Ein im Dreh befindlicher Dokumentarfilm verspricht neue Einblicke zur umfangreichen Abhöraktion gegen deutsche Soldaten in britischer Kriegsgefangenschaft. Der Film mit dem Namen „Recording Evil“ basiert auf freigegebenen Dokumenten des britischen Geheimdienstes.
Von den etwa eine Million deutschen Kriegsgefangenen in amerikanischer und britischer Kriegsgefangenschaft kamen über 13.000 in spezielle Abhörlager. Die dortigen Zellen waren mit Mikrofonen ausgestattet, die jedes Wort der Gespräche der Gefangenen aufzeichneten. Das Ziel der Aktion war es, Informationen über Waffentechnik, militärische Strukturen und ähnliches zu sammeln.
Dabei erfassten die Mikrofone auch private Details über die Selbstwahrnehmung der Soldaten. Für heutige Historiker ein seltener Schatz, der außergewöhnliche Einblicke in die Mentalität der Soldaten gibt. Im vermeintlich privaten Gespräch mit anderen Soldaten tauschten sich die Soldaten über ganz andere Sachen aus als in Feldpostbriefen an die Familie und Freunde daheim.
Das Personal, das die Gespräche abhörte und transkribierte, wurde vom britischen Geheimdienst speziell ausgewählt und ausgebildet. Diese als Secret Listeners (dt. geheime Zuhörer) bezeichneten Personen waren oft deutsche Emigranten. Sie waren vor den Nazis aus Deutschland geflohen und verfügten über die notwendigen Sprachkenntnisse.
Der Dokumentarfilm wurde vom israelischen öffentlich-rechtlichen Sender KAN 11 in Auftrag gegeben, um den 80. Jahrestag des Endes des Zweiten Weltkriegs zu begehen. „Recording Evil“ nutzt dabei zehntausende freigegebene britische Geheimdienstdokumente.
Die Aufarbeitung der umfangreichen Abhörarchive deutscher Kriegsgefangener begann erst Anfang des 21. Jahrhunderts. Den Ausgangspunkt bildete ein Zufallsfund durch den deutschen Militärhistoriker Sönke Neitzel. Bei Recherchen zum U-Boot-Krieg im Atlantik war er auf die Protokolle der Tonaufzeichnungen von deutschen Soldaten in britischer und amerikanischer Gefangenschaft gestoßen. Insgesamt wertete er zusammen mit seinem Ko-Autoren Harald Welzer 150.000 Seiten aus.

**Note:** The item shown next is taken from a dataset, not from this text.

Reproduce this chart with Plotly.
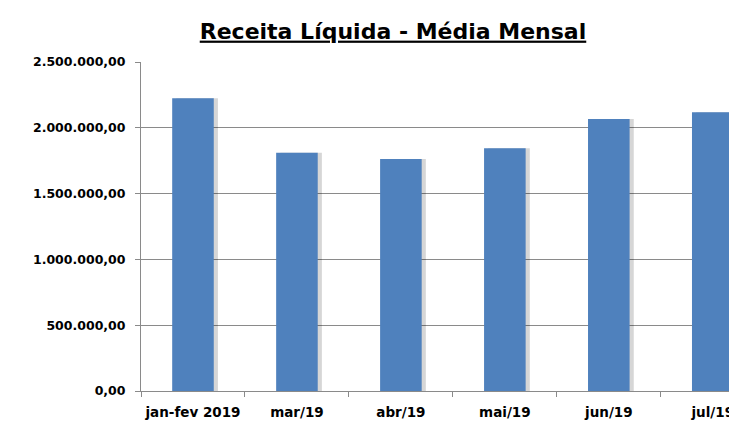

Die Ergebnisse flossen in mehrere Publikationen wie Soldaten – Protokolle vom Kämpfen, Töten und Sterben. Sie boten teils erschütternde Einblicke in die Mentalitäten und Gedankenwelten deutscher Soldaten. Vor allem die Nüchternheit, mit denen Beispiele entgrenzter Gewalt – insbesondere solche gegen Zivilisten – unter den Häftlingen ausgetauscht wurden, sorgte damals für Aufsehen.
Aufgrund der Aufarbeitung der Geschichte dieser außergewöhnlichen Abhöraktion finden die Dreharbeiten zur neuen Dokumentation derzeit unter anderem auch in Deutschland statt. Besonders spannend dürften aber jene Aufnahmen in Großbritannien sein, die Einrichtungen und Archive zeigen, in denen die Originalaufnahmen der Häftlinge gemacht und gelagert wurden. Im Mai ist die Premiere im israelischen Fernsehen geplant, hoffentlich ist die Dokumentation dann auch bald in Mediatheken verfügbar.